The Lakers were in the Western Conference gladiator pits with all their good friends: the Minnesota Timberwolves, the Denver Nuggets and the Houston Rockets. All squarely behind the San Antonio Spurs but not sufficiently ahead of the Phoenix Suns, the four horsemen of mediocrity fought tooth and nail for the three-four-five-six positions in the West. 

Perhaps therein lies the explanation for Dončić’s defensive improvement: a realization that the Lakers needed to focus and start winning basketball games lest they risk falling into the Play In. Effort is not quantifiable, per se, but it may be explainable. How pivotal each of these games was for the Lakers may have uncorked Dončić defensively — and there is no reason that it shouldn’t have.

Defense in the NBA comes down to a number of physical and mental factors, but being an average-to-above-average defender boils down to two things: effort and size. There was never a reason that Dončić could not have been a league-average defender with his massive frame, and his basketball instincts and physical traits are positively earth-shattering; he could be a great defender if basketball was played on a spreadsheet.

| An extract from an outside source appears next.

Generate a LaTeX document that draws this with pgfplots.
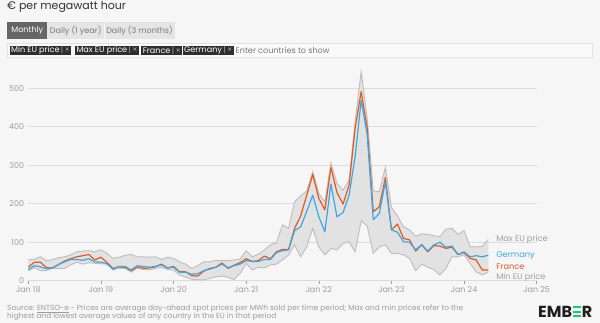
\documentclass[border=0pt]{standalone}
\usepackage{fontspec}
\setmainfont{Poppins}
\usepackage{pgfplots}
\pgfplotsset{compat=1.18}
\usepackage{pgfplotstable}
\usepgfplotslibrary{fillbetween}

\definecolor{bg}{HTML}{F6F6F6}
\definecolor{gridc}{HTML}{DCDCDC}
\definecolor{tickc}{HTML}{9E9E9E}
\definecolor{de}{HTML}{3AA8E8}
\definecolor{fr}{HTML}{E35A1C}
\definecolor{band}{HTML}{E2E2E2}
\definecolor{bandline}{HTML}{BDBDBD}
\definecolor{titlec}{HTML}{333333}
\definecolor{chip}{HTML}{2E2E2E}
\definecolor{chipx}{HTML}{A8A8A8}
\definecolor{btn}{HTML}{666666}
\definecolor{btnl}{HTML}{E5E5E5}
\definecolor{btntext}{HTML}{7A7A7A}
\definecolor{barfill}{HTML}{FAFAFA}
\definecolor{barline}{HTML}{E2E2E2}
\definecolor{footc}{HTML}{9C9C9C}
\definecolor{embergreen}{HTML}{14CC72}
\definecolor{emberdark}{HTML}{1E1E1E}
\pagecolor{bg}

\newcommand\greenE{\textcolor{embergreen}{\hspace{0.04em}\rlap{\rule[0pt]{0.52em}{0.13em}}\rlap{\rule[0.285em]{0.52em}{0.13em}}\rule[0.57em]{0.52em}{0.13em}\hspace{0.05em}}}

\pgfplotstableread{
i min max fr de
0 25 54 35 29
1 34 56 48 39
2 26 62 48 36
3 26 52 34 31
4 32 55 33 34
5 32 60 42 42
6 32 62 51 49
7 41 67 57 55
8 48 75 62 55
9 43 77 65 53
10 47 78 68 57
11 45 75 54 49
12 44 80 61 48
13 43 71 47 44
14 28 58 32 30
15 32 61 36 37
16 32 66 35 37
17 22 68 26 28
18 32 62 36 39
19 29 62 32 37
20 28 61 33 35
21 32 62 36 37
22 35 55 43 41
23 29 61 33 33
24 28 58 37 35
25 15 49 23 22
26 9 43 23 22
27 4 32 13 17
28 2 39 12 18
29 2 49 25 26
30 6 49 32 30
31 10 53 35 35
32 12 52 46 43
33 9 52 32 34
34 3 54 40 39
35 19 56 47 43
36 45 78 57 52
37 28 62 50 50
38 35 69 52 50
39 33 80 64 55
40 41 93 57 55
41 43 99 75 73
42 54 145 81 78
43 67 136 81 80
44 93 205 136 130
45 62 220 168 140
46 88 233 222 180
47 136 283 276 222
48 88 227 214 166
49 67 205 184 127
50 84 306 294 251
51 80 253 229 166
52 97 235 199 177
53 101 261 248 222
54 75 413 396 322
55 155 543 491 469
56 142 422 396 378
57 71 233 179 158
58 88 231 192 175
59 93 294 268 257
60 71 190 132 132
61 71 168 147 126
62 67 140 110 101
63 58 132 106 100
64 26 115 77 80
65 43 122 93 94
66 35 120 75 77
67 29 117 91 93
68 15 114 90 100
69 32 134 84 87
70 62 136 87 90
71 62 120 68 68
72 67 130 73 75
73 45 88 58 62
74 23 88 54 65
75 15 89 28 62
76 22 107 28 66
}\data

\begin{document}%
\begin{tikzpicture}
\begin{scope}[x=1pt,y=1pt]
\path (0,0) rectangle (600,323);

% title
\node[anchor=base west, inner sep=0, text=titlec, font=\fontsize{11}{13}\selectfont] at (7,313) {€ per megawatt hour};

% buttons
\fill[btnl] (47.3,284) rectangle (175,300.7);
\draw[bg, line width=0.8pt] (104,284) -- (104,300.7);
\fill[btn] (7.3,284) rectangle (47.3,300.7);
\node[text=white, font=\fontsize{8}{9}\selectfont, inner sep=0] at (27.3,292.3) {Monthly};
\node[text=btntext, font=\fontsize{8}{9}\selectfont, inner sep=0] at (75.7,292.3) {Daily (1 year)};
\node[text=btntext, font=\fontsize{8}{9}\selectfont, inner sep=0] at (139.5,292.3) {Daily (3 months)};

% filter bar
\filldraw[fill=barfill, draw=barline, line width=0.6pt] (7,265.3) rectangle (592,279.7);
\tikzset{chipn/.style={anchor=west, fill=chip, text=white, inner xsep=1.6pt, inner ysep=0pt, minimum height=8.6pt, font=\fontsize{8.1}{8}\selectfont}}
\node[chipn] at (9.3,272.6) {Min EU price\,\textcolor{chipx}{|\,×}};
\node[chipn] at (74.7,272.6) {Max EU price\,\textcolor{chipx}{|\,×}};
\node[chipn] at (141,272.6) {France\,\textcolor{chipx}{|\,×}};
\node[chipn] at (182.3,272.6) {Germany\,\textcolor{chipx}{|\,×}};
\node[anchor=west, inner sep=0, text=btntext, font=\fontsize{8.1}{8}\selectfont] at (235.5,272.6) {Enter countries to show};

% footer
\node[anchor=base west, inner sep=0, text=footc, font=\fontsize{7.4}{8.5}\selectfont] at (7,12.5) {Source: \underline{ENTSO-e} - Prices are average day-ahead spot prices per MWh sold per time period; Max and min prices refer to the};
\node[anchor=base west, inner sep=0, text=footc, font=\fontsize{7.4}{8.5}\selectfont] at (7,4) {highest and lowest average values of any country in the EU in that period};

% logo
\node[anchor=base west, inner sep=0, text=emberdark, font=\fontsize{16}{16}\bfseries\selectfont] at (538,5.5) {EMB\greenE R};
\end{scope}

\begin{axis}[
  at={(28.3pt,42.3pt)}, anchor=south west,
  scale only axis, width=508.4pt, height=215.6pt,
  xmin=0, xmax=84, ymin=0, ymax=560,
  clip=false,
  axis lines*=left,
  y axis line style={draw=none},
  x axis line style={draw=gridc, line width=0.8pt},
  ytick={0,100,200,300,400,500},
  ymajorgrids, grid style={draw=gridc, line width=0.8pt},
  ytick style={draw=none},
  xtick={0,12,24,36,48,60,72,84},
  xticklabels={Jan 18,Jan 19,Jan 20,Jan 21,Jan 22,Jan 23,Jan 24,Jan 25},
  xtick style={draw=tickc, line width=0.5pt},
  tick align=outside, major tick length=3pt,
  /pgf/number format/assume math mode=true,
  ticklabel style={text=tickc, font=\fontsize{8}{8}\selectfont},
  yticklabel style={anchor=east, inner sep=0pt, xshift=-1pt},
  xticklabel style={inner sep=0pt, yshift=-3pt},
]
\addplot[draw=none, forget plot, name path=mx] table[x=i,y=max]{\data};
\addplot[draw=none, forget plot, name path=mn] table[x=i,y=min]{\data};
\addplot[band, fill=band, draw=none] fill between[of=mx and mn];
\addplot[draw=bandline, line width=0.9pt] table[x=i,y=max]{\data};
\addplot[draw=bandline, line width=0.9pt] table[x=i,y=min]{\data};
\addplot[draw=fr, line width=1.2pt, line join=round] table[x=i,y=fr]{\data};
\addplot[draw=de, line width=1.2pt, line join=round] table[x=i,y=de]{\data};
\node[anchor=west, inner sep=0, text=tickc, font=\fontsize{8.2}{9}\selectfont] at (axis cs:77.3,106) {Max EU price};
\node[anchor=west, inner sep=0, text=de, font=\fontsize{8.2}{9}\selectfont] at (axis cs:77.3,65) {Germany};
\node[anchor=west, inner sep=0, text=fr, font=\fontsize{8.2}{9}\selectfont] at (axis cs:77.3,36) {France};
\node[anchor=west, inner sep=0, text=tickc, font=\fontsize{8.2}{9}\selectfont] at (axis cs:77.3,8) {Min EU price};
\end{axis}
\end{tikzpicture}%
\end{document}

Can Dončić sustain his defensive output?

This is good news for Lakers fans, as Dončić seemed to understand that the more important the game, the more he must commit and recommit to defensive possessions. However, we have the same Luka Dončić conversations every single year: can he sustain this level of effort?

It is super taxing to be third in the NBA in usage rate; Dončić is the center of gravity for the Lakers’ entire basketball universe, and he has repeatedly struggled in his career to sustain defensive effort throughout four playoff rounds. 

I do not think there is any statistically significant improvement in Dončićs defensive impact this season, but I do accept there is one in a very small sample size of the Lakers’ recent winning streak. The question, now, is which guy will show up in the playoffs? The much larger sample size-supported meh defender, or the locked-in, committed physical defender? 

You may accuse me of being purely pessimistic, but I am not: there is no good reason why Dončić cannot be this good all the time. And he clearly wants to be, so let’s see it. I, and millions of other NBA fans, want nothing more than max-output Luka all the time.